>> BEGIN
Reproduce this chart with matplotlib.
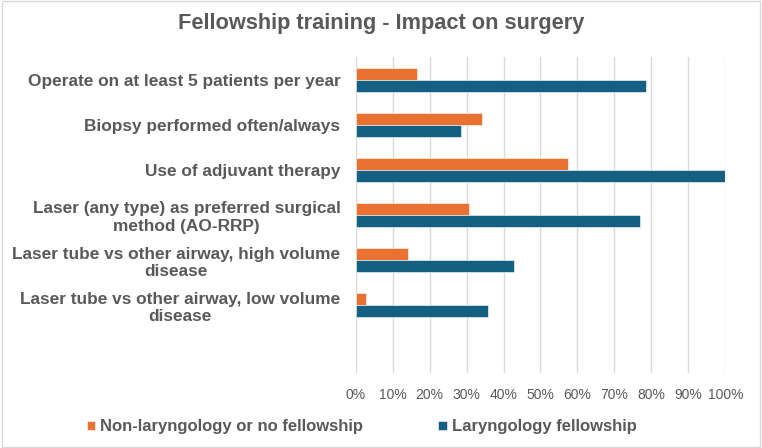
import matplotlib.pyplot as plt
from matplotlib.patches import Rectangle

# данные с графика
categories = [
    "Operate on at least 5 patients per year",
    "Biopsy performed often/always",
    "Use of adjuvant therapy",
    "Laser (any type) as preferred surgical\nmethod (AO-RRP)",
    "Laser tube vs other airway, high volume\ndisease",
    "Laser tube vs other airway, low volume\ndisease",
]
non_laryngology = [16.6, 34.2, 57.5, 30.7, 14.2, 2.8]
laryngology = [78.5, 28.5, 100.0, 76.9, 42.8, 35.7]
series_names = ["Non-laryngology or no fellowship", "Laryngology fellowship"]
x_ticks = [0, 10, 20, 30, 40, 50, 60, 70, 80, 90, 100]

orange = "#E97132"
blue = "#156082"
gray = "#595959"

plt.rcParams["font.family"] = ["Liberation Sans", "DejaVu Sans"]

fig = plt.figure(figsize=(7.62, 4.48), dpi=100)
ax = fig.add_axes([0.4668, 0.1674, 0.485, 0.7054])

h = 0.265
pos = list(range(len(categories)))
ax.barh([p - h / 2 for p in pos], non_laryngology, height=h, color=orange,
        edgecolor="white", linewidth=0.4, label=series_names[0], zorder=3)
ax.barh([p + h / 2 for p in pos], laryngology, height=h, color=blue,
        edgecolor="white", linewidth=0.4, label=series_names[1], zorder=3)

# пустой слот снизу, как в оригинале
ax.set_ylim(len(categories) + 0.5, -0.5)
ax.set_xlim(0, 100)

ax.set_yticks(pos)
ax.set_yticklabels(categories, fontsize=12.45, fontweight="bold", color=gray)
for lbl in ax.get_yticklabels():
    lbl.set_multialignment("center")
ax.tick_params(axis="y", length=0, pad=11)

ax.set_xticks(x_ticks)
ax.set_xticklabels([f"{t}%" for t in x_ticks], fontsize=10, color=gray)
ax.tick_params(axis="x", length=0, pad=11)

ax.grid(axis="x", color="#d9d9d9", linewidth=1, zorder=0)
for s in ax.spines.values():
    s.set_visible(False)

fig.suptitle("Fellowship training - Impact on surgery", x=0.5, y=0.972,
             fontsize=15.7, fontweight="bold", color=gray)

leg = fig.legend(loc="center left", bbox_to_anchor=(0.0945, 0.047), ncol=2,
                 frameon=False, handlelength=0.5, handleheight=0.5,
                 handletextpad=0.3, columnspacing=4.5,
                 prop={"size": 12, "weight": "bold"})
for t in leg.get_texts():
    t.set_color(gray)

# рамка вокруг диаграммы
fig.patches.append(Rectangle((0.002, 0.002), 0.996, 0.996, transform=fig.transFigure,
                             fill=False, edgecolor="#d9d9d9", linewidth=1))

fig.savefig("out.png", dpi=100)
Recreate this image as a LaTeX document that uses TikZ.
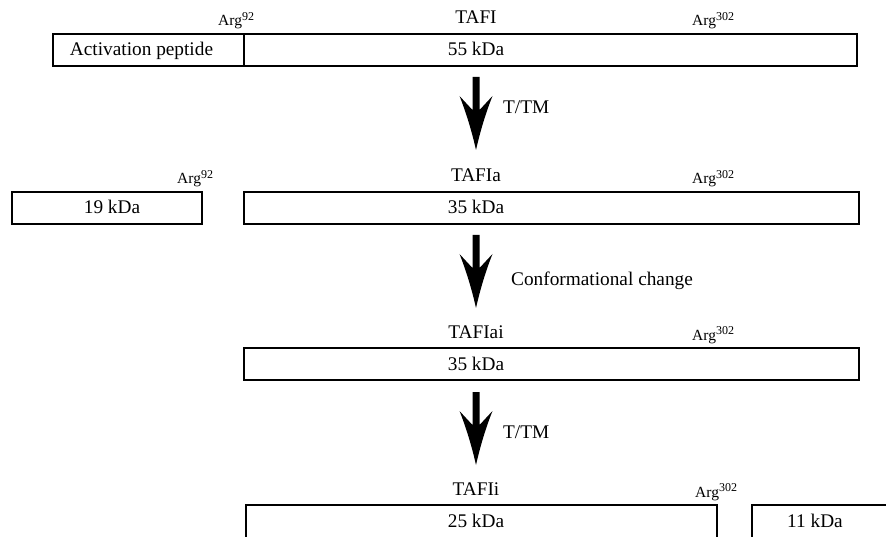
>> END
- GIVEN TASK -
Find every line in the records that contains the word "matplotlib"; copy those lines.

- WRITTEN ANSWER -
Reproduce this chart with matplotlib.
import matplotlib.pyplot as plt
from matplotlib.patches import Rectangle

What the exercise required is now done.